Dicht über uns die Schwalben, von denen ich etliche vielleicht schon aus dem Vorjahr kannte. Aber es war da so ein Durcheinander am Himmel, ich hätte mich nicht festlegen wollen. Und auch die Schwalben hatten keine Zeit, keine Zeit, sie jagten wie immer nur so durch ihren Tag.

Auf der Weide gegenüber standen Schafe mit ihren Lämmern. Groß sind sie geworden, und bei einigen von ihnen waren wir bei der Geburt im März dabei.

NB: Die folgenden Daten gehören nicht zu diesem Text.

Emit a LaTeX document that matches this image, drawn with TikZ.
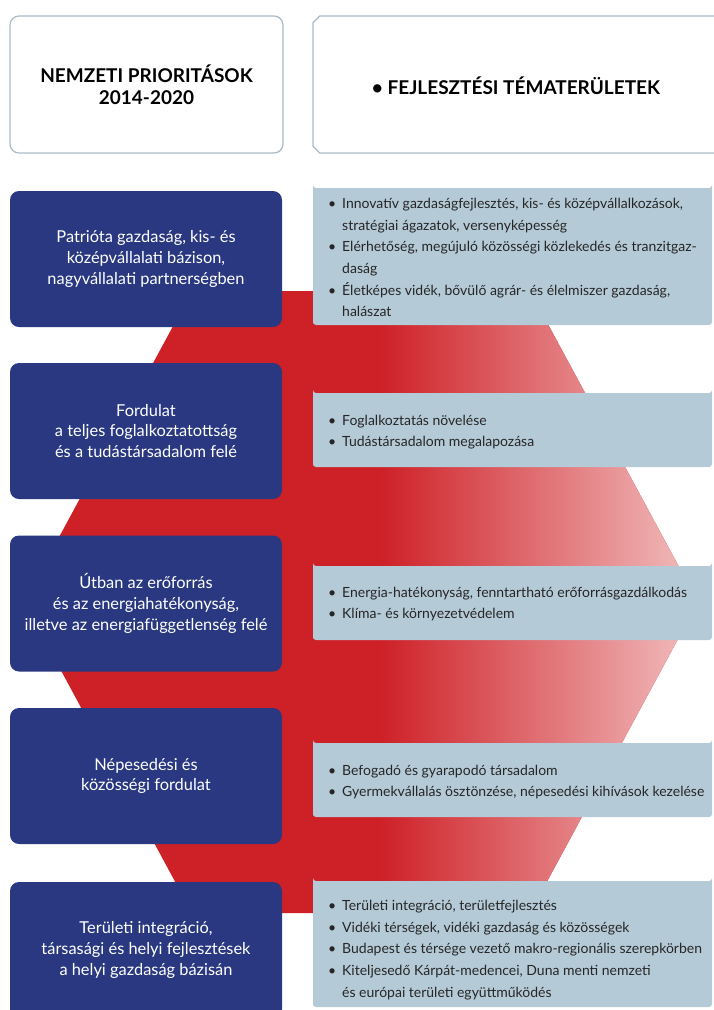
\documentclass[tikz,border=0pt]{standalone}
\usepackage{fontspec}
\setmainfont{Lato}
\usetikzlibrary{shapes.misc,positioning}
\definecolor{prionavy}{RGB}{41,56,128}
\definecolor{topicblue}{RGB}{181,202,215}
\definecolor{hexred}{RGB}{206,32,39}
\definecolor{hexpink}{RGB}{242,192,192}
\definecolor{hdrline}{RGB}{172,186,200}
\newcommand{\tbul}{\makebox[14pt][l]{\textbullet}}
\newcommand{\tind}{\hspace*{14pt}}

\begin{document}
\begin{tikzpicture}[x=1pt,y=-1pt,
  prio/.style={fill=prionavy,rounded corners=9pt,minimum width=272pt,minimum height=136pt,text=white,align=center,font=\fontsize{16.4}{20.8}\selectfont},
  topic/.style={chamfered rectangle,chamfered rectangle corners={north west,south west},chamfered rectangle xsep=8pt,chamfered rectangle ysep=8pt,fill=topicblue,rounded corners=3pt,minimum width=399pt,inner sep=0pt},
  topictext/.style={anchor=west,inner sep=0pt,align=left,text=black!85,font=\fontsize{14}{21.7}\selectfont},
  hdr/.style={draw=hdrline,line width=1.2pt,fill=white,minimum height=137pt,align=center,font=\bfseries\fontsize{19}{22}\selectfont}]
\useasboundingbox (0,0) rectangle (713,1010);
% hexagon behind the rows
\fill[hexred] (24,602)--(192,291)--(530,291)--(698,602)--(530,913)--(192,913)--cycle;
\begin{scope}
\clip (24,602)--(192,291)--(530,291)--(698,602)--(530,913)--(192,913)--cycle;
\shade[left color=hexred,right color=hexpink] (380,280) rectangle (700,925);
\end{scope}
% headers
\node[hdr,rounded corners=9pt,minimum width=273pt] (hprio) at (146.5,84.5) {NEMZETI PRIORITÁSOK\\2014-2020};
\node[hdr,chamfered rectangle,chamfered rectangle corners={north west,south west},chamfered rectangle xsep=8pt,chamfered rectangle ysep=8pt,minimum width=404pt] (htopic) at (515,84.5) {};
\node[font=\bfseries\fontsize{19}{22}\selectfont] (htopictext) at (516,86) {\textbullet{} FEJLESZTÉSI TÉMATERÜLETEK};
% priorities
\node[prio] (p1) at (146,259) {Patrióta gazdaság, kis- és\\középvállalati bázison,\\nagyvállalati partnerségben};
\node[prio] (p2) at (146,431) {Fordulat\\a teljes foglalkoztatottság\\és a tudástársadalom felé};
\node[prio] (p3) at (146,603.5) {Útban az erőforrás\\és az energiahatékonyság,\\illetve az energiafüggetlenség felé};
\node[prio] (p4) at (146,776) {Népesedési és\\közösségi fordulat};
\node[prio] (p5) at (146,950) {Területi integráció,\\társasági és helyi fejlesztések\\a helyi gazdaság bázisán};
% topic boxes
\node[topic,minimum height=137pt] (t1) at (512.5,256.5) {};
\node[topic,minimum height=74pt] (t2) at (512.5,430) {};
\node[topic,minimum height=74pt] (t3) at (512.5,603) {};
\node[topic,minimum height=74pt] (t4) at (512.5,780) {};
\node[topic,minimum height=126pt] (t5) at (512.5,944) {};
\node[topictext] (t1text) at (328,257.5) {\tbul Innovatív gazdaságfejlesztés, kis- és középvállalkozások,\\\tind stratégiai ágazatok, versenyképesség\\\tbul Elérhetőség, megújuló közösségi közlekedés és tranzitgaz-\\\tind daság\\\tbul Életképes vidék, bővülő agrár- és élelmiszer gazdaság,\\\tind halászat};
\node[topictext] (t2text) at (328,432) {\tbul Foglalkoztatás növelése\\\tbul Tudástársadalom megalapozása};
\node[topictext] (t3text) at (328,604) {\tbul Energia-hatékonyság, fenntartható erőforrásgazdálkodás\\\tbul Klíma- és környezetvédelem};
\node[topictext] (t4text) at (328,782) {\tbul Befogadó és gyarapodó társadalom\\\tbul Gyermekvállalás ösztönzése, népesedési kihívások kezelése};
\node[topictext] (t5text) at (328,950) {\tbul Területi integráció, területfejlesztés\\\tbul Vidéki térségek, vidéki gazdaság és közösségek\\\tbul Budapest és térsége vezető makro-regionális szerepkörben\\\tbul Kiteljesedő Kárpát-medencei, Duna menti nemzeti\\\tind és európai területi együttműködés};
\end{tikzpicture}
\end{document}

Es war kühl, es kam Wind auf, es war Pulloverwetter, Wir kamen aus unserer wie in jedem Sommer stark aufgeheizten Dachgeschosswohnung, wir kamen aus dem Garprozess der urbanen Hitzewellen, wir fanden das also erst einmal gut, das mit den Wolken und dem Wind, wir atmeten.

Beaufort sieben. „Grobe See“ heißt es da in der Beschreibung, bei Beaufort acht steht dann aber nicht „saugrobe See“, obwohl das irgendwie passend klingen würde. Beaufort sieben bis acht. Die See kann man von hier aus nicht sehen, es sind noch etliche Kilometer bis zum Meer, wir hörten nur den Wind und den Sturm und ahnten, wie grob es da draußen zuging.

Auf der Leine hinterm Haus wehten die Laken, wie Segel stramm im Wind. Darunter ein grasendes Lamm, das uns kurz ansah und fragend „Mäh?“ blökte, und da habe ich es wieder deutlich gemerkt – man hat längst nicht auf alles eine passende Antwort.

Aber das muss man auch nicht. Schon gar nicht im Urlaub.